It was Wednesday.  I was preparing to lead worship at my church here in Austin for the first time on the upcoming Sunday.  I got a phone call informing me that there would be communion in the service.  So I went to look up what communion songs we did at this church and found none.  Then I went to see what communion songs there were in the world at large and found 3.  Okay, maybe not 3 exactly, but I did enough research to find that there is a severe shortage of worship songs about communion.  The only song that jumped out at me was “In Remembrance of Me” which we sang at my church as a kid every single time we took communion for almost 2 decades.  So I decided to try to write one.

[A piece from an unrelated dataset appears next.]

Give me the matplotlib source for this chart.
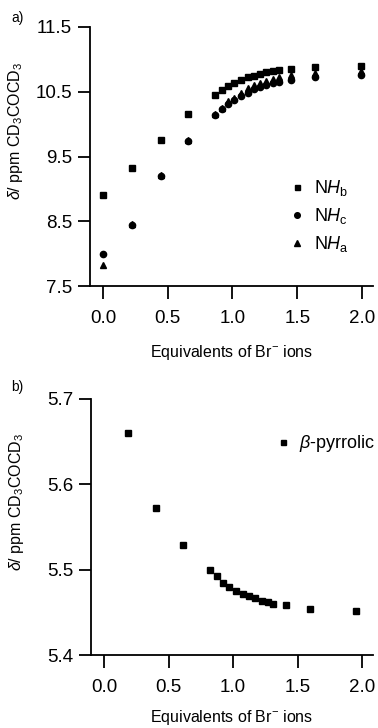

And write one I did.  Now if you’re not a songwriter, you may not know this fact.  Every songwriter thinks the song they just wrote is the greatest song they’ve ever written, possibly the greatest song anyone has ever written.  So over the years, I’ve grown to understand that when I have a new song, I have NO idea if it’s any good or not.  This time, it needed to fulfill a function and I thought it could at least do that.

So I played it on Sunday.  And honestly I thought that would be it.  When I was called to lead again a couple of months later, I had no intention on bringing that song back.  But one of our teaching pastors immediately asked, “Are you going to do the sweeter than wine song?”  I told him I hadn’t planned on it, and he informed me that I should be planning on it now.  So I did.

And so, a song that I had no confidence in, no plan for, became one of the songs of our church.  Because there is some inherent value in lifting up the goodness of God.  It’s a simple song.  There is no theological brilliance, no melodic pinnacle acheived.  It’s just “God Is So Good” for grown-ups.  And I think there’s some real value in that.  Even if I didn’t recognize it at first.

So thanks to Jeff Mangum for seeing the value in a song.  Thanks to the Stone for worshipping with me.  And thanks to my friend Ted Dekker for one of our very strange conversations that inspired a bit of the lyric.